The Android One version also skips Moto's Wireless Sound System, which is a real bummer. That's the neat multi-Bluetooth feature that debuted on the standard Moto X4. We tested it at IFA this year, and it was a genuinely cool idea that worked well. I couldn't get a straight answer as to why this feature isn't included on the Android One edition. Google just pointed out that Chromecast is a vaguely similar thing.
The Moto X4 isn't a terrible phone, but it's not good enough for the price. It's nice to see Motorola make water-resistant hardware, but I wish they hadn't done it with this fussy glass design. The more I look at it, the more I just don't like the style. The camera hump is an eyesore, and adding the flashy embellishments is not helping. What really kills me is the camera isn't even very good. For $400, I'd expect something noticeably better than the Moto G series, and the Moto X4 doesn't offer that. The camera is so slow I feel like I'm wrestling with the phone just to take a quick snapshot.
Motorola still has some work to do optimizing this device, too. It's a bit jerky in a way most Motorola devices aren't. I will note the fingerprint sensor is the same high quality we've come to expect from Motorola. The stock Android UI is also vastly preferable to what you get from Samsung or LG. However, Google and Moto have taken out some of the cool customizations from the standard X4. There's no Wireless Sound System and no Alexa, for instance.
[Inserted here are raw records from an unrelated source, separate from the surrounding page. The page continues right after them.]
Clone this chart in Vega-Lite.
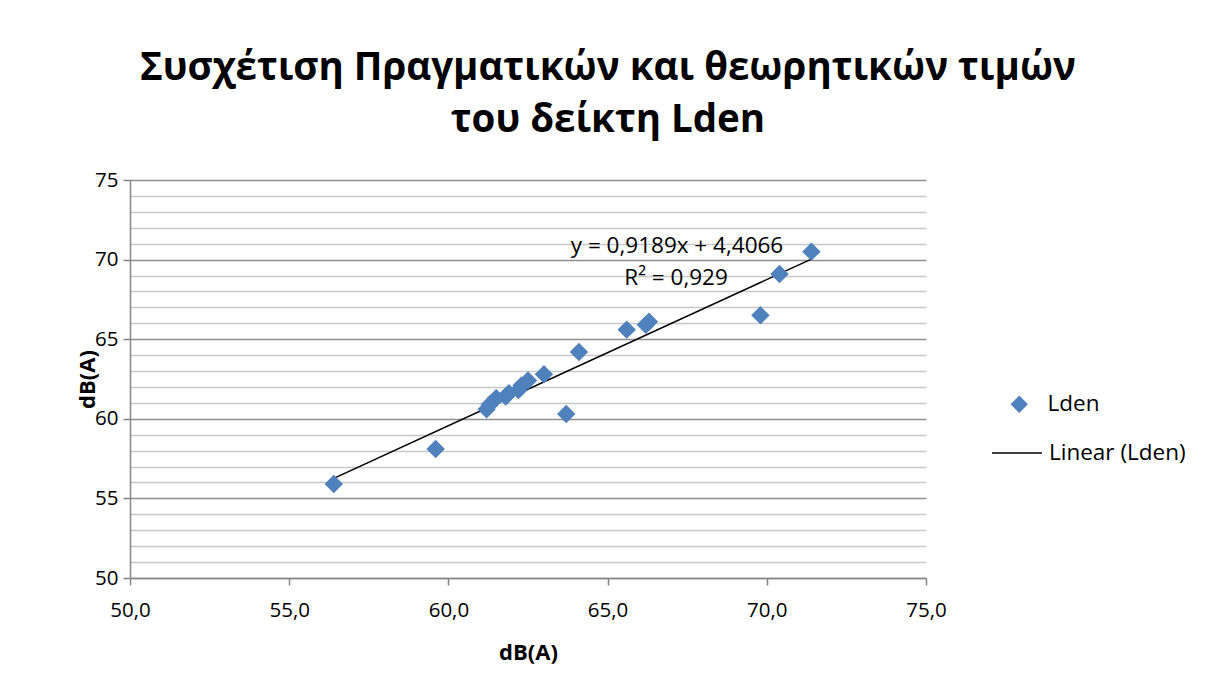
{
  "$schema": "https://vega.github.io/schema/vega-lite/v6.json",
  "width": 796,
  "height": 398,
  "autosize": {"type": "none"},
  "padding": {"left": 130, "top": 180, "right": 280, "bottom": 117},
  "background": "white",
  "config": {"view": {"stroke": null}, "font": "Open Sans"},
  "title": {
    "text": ["Συσχέτιση Πραγματικών και θεωρητικών τιμών", "του δείκτη Lden"],
    "font": "Open Sans",
    "fontSize": 38.5,
    "fontWeight": "bold",
    "color": "#000000",
    "anchor": "middle",
    "frame": "group",
    "dx": 80,
    "offset": 30,
    "lineHeight": 52
  },
  "datasets": {
    "points": [
      {"x": 56.4, "y": 55.9, "series": "Lden", "trend": "Linear (Lden)"},
      {"x": 59.6, "y": 58.1, "series": "Lden", "trend": "Linear (Lden)"},
      {"x": 61.2, "y": 60.6, "series": "Lden", "trend": "Linear (Lden)"},
      {"x": 61.3, "y": 60.9, "series": "Lden", "trend": "Linear (Lden)"},
      {"x": 61.5, "y": 61.3, "series": "Lden", "trend": "Linear (Lden)"},
      {"x": 61.8, "y": 61.4, "series": "Lden", "trend": "Linear (Lden)"},
      {"x": 61.9, "y": 61.6, "series": "Lden", "trend": "Linear (Lden)"},
      {"x": 62.2, "y": 61.8, "series": "Lden", "trend": "Linear (Lden)"},
      {"x": 62.3, "y": 62.1, "series": "Lden", "trend": "Linear (Lden)"},
      {"x": 62.5, "y": 62.4, "series": "Lden", "trend": "Linear (Lden)"},
      {"x": 63.0, "y": 62.8, "series": "Lden", "trend": "Linear (Lden)"},
      {"x": 63.7, "y": 60.3, "series": "Lden", "trend": "Linear (Lden)"},
      {"x": 64.1, "y": 64.2, "series": "Lden", "trend": "Linear (Lden)"},
      {"x": 65.6, "y": 65.6, "series": "Lden", "trend": "Linear (Lden)"},
      {"x": 66.2, "y": 65.9, "series": "Lden", "trend": "Linear (Lden)"},
      {"x": 66.3, "y": 66.1, "series": "Lden", "trend": "Linear (Lden)"},
      {"x": 69.8, "y": 66.5, "series": "Lden", "trend": "Linear (Lden)"},
      {"x": 70.4, "y": 69.1, "series": "Lden", "trend": "Linear (Lden)"},
      {"x": 71.4, "y": 70.5, "series": "Lden", "trend": "Linear (Lden)"}
    ],
    "labels": [
      {"x": 67.18, "y": 70.4, "label": "y = 0,9189x + 4,4066"},
      {"x": 67.15, "y": 68.4, "label": "R² = 0,929"}
    ]
  },
  "layer": [
    {
      "data": {"name": "points"},
      "transform": [{"regression": "y", "on": "x", "groupby": ["trend"]}],
      "mark": {"type": "line", "strokeWidth": 1.5},
      "encoding": {
        "x": {"field": "x", "type": "quantitative", "scale": {"domain": [50, 75], "nice": false, "zero": false}},
        "y": {"field": "y", "type": "quantitative", "scale": {"domain": [50, 75], "nice": false, "zero": false}},
        "stroke": {
          "field": "trend", "type": "nominal",
          "scale": {"domain": ["Linear (Lden)"], "range": ["#000000"]},
          "legend": {
            "orient": "none", "legendX": 861, "legendY": 247, "title": null,
            "symbolType": "stroke", "symbolSize": 2500, "symbolStrokeWidth": 1.5, "symbolStrokeColor": "#000000",
            "labelFontSize": 22.5, "labelFont": "Open Sans", "labelColor": "#000000", "labelOffset": 6
          }
        }
      }
    },
    {
      "data": {"name": "points"},
      "mark": {"type": "point", "shape": "diamond", "filled": true, "opacity": 1, "size": 340, "strokeWidth": 0},
      "encoding": {
        "x": {
          "field": "x", "type": "quantitative",
          "scale": {"domain": [50, 75], "nice": false, "zero": false},
          "axis": {
            "values": [50, 55, 60, 65, 70, 75],
            "tickCount": 30,
            "grid": false,
            "labelFlush": false,
            "labelOverlap": false,
            "domainColor": "#868686", "domainWidth": 1.5,
            "tickColor": "#868686", "tickWidth": 1.5, "tickSize": 7,
            "labelExpr": "replace(format(datum.value, '.1f'), '.', ',')",
            "labelFontSize": 20.5, "labelColor": "#000000", "labelPadding": 15, "labelFont": "Open Sans",
            "title": "dB(A)", "titleFontSize": 22, "titleFontWeight": "bold", "titleColor": "#000000", "titlePadding": 22, "titleFont": "Open Sans"
          }
        },
        "y": {
          "field": "y", "type": "quantitative",
          "scale": {"domain": [50, 75], "nice": false, "zero": false},
          "axis": {
            "values": [50,51,52,53,54,55,56,57,58,59,60,61,62,63,64,65,66,67,68,69,70,71,72,73,74,75],
            "tickCount": 30,
            "grid": true,
            "labelOverlap": false,
            "labelFlush": false,
            "labelBound": false,
            "gridColor": {"condition": {"test": "datum.value % 5 === 0", "value": "#8f8f8f"}, "value": "#c8c8c8"},
            "gridWidth": 1.5,
            "domainColor": "#868686", "domainWidth": 1.5,
            "tickColor": {"condition": {"test": "datum.value % 5 === 0", "value": "#868686"}, "value": "transparent"},
            "tickWidth": 1.5, "tickSize": 7,
            "labelExpr": "datum.value % 5 === 0 ? format(datum.value, 'd') : ''",
            "labelFontSize": 20.5, "labelColor": "#000000", "labelPadding": 5, "labelFont": "Open Sans",
            "title": "dB(A)", "titleFontSize": 22, "titleFontWeight": "bold", "titleColor": "#000000", "titleX": -31, "titleFont": "Open Sans"
          }
        },
        "fill": {
          "field": "series", "type": "nominal",
          "scale": {"domain": ["Lden"], "range": ["#4F81BD"]},
          "legend": {
            "orient": "none", "legendX": 878, "legendY": 213, "title": null,
            "symbolType": "diamond", "symbolSize": 300, "symbolOpacity": 1, "symbolStrokeWidth": 0,
            "labelFontSize": 22.5, "labelFont": "Open Sans", "labelColor": "#000000", "labelOffset": 17
          }
        }
      }
    },
    {
      "data": {"name": "labels"},
      "mark": {"type": "text", "fontSize": 22.5, "font": "Open Sans", "color": "#000000", "align": "center", "baseline": "alphabetic"},
      "encoding": {
        "x": {"field": "x", "type": "quantitative"},
        "y": {"field": "y", "type": "quantitative"},
        "text": {"field": "label"}
      }
    }
  ]
}
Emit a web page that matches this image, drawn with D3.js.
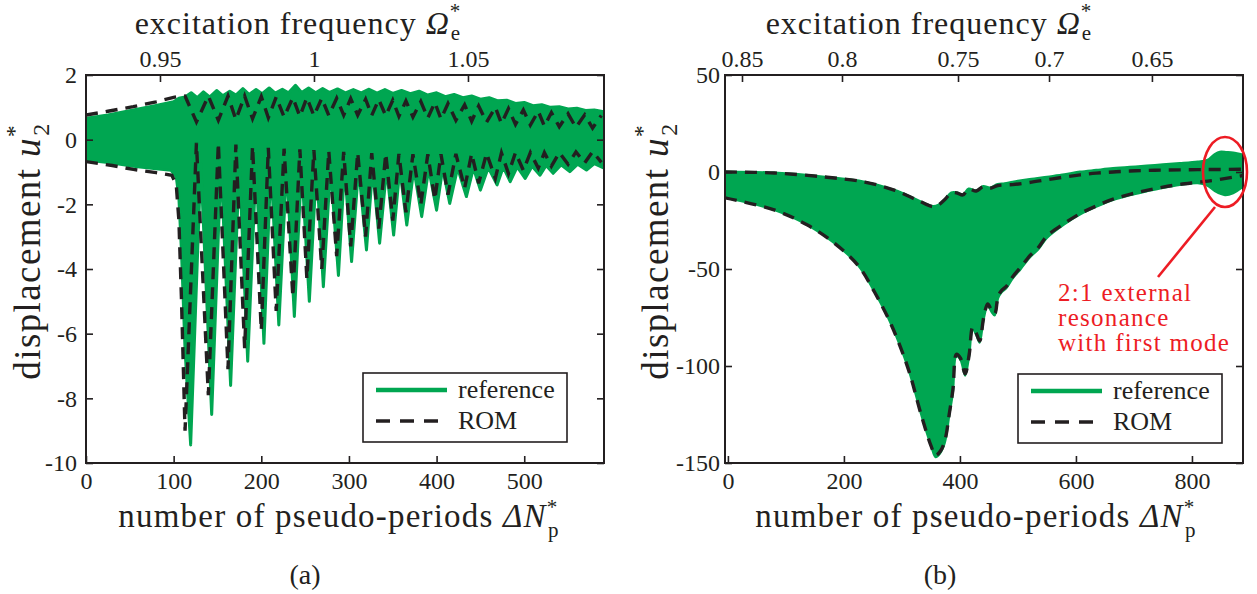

The Moto X4 slots in under the Pixel 2 and Pixel 2XL on Project Fi. If you absolutely must be on Fi, this is a more cost-effective solution than the Pixel 2. Still, the Pixel 2 is way better than the Moto X4. A more effective addition to Fi would probably have been the G5 Plus, which is a better value than the X4 and has the same carrier support.
At the end of the day, I'm not mad. I'm just disappointed. This phone doesn't live up to the standards set by the last three Moto X devices. I don't even know why Motorola got our hopes up by calling this a Moto X.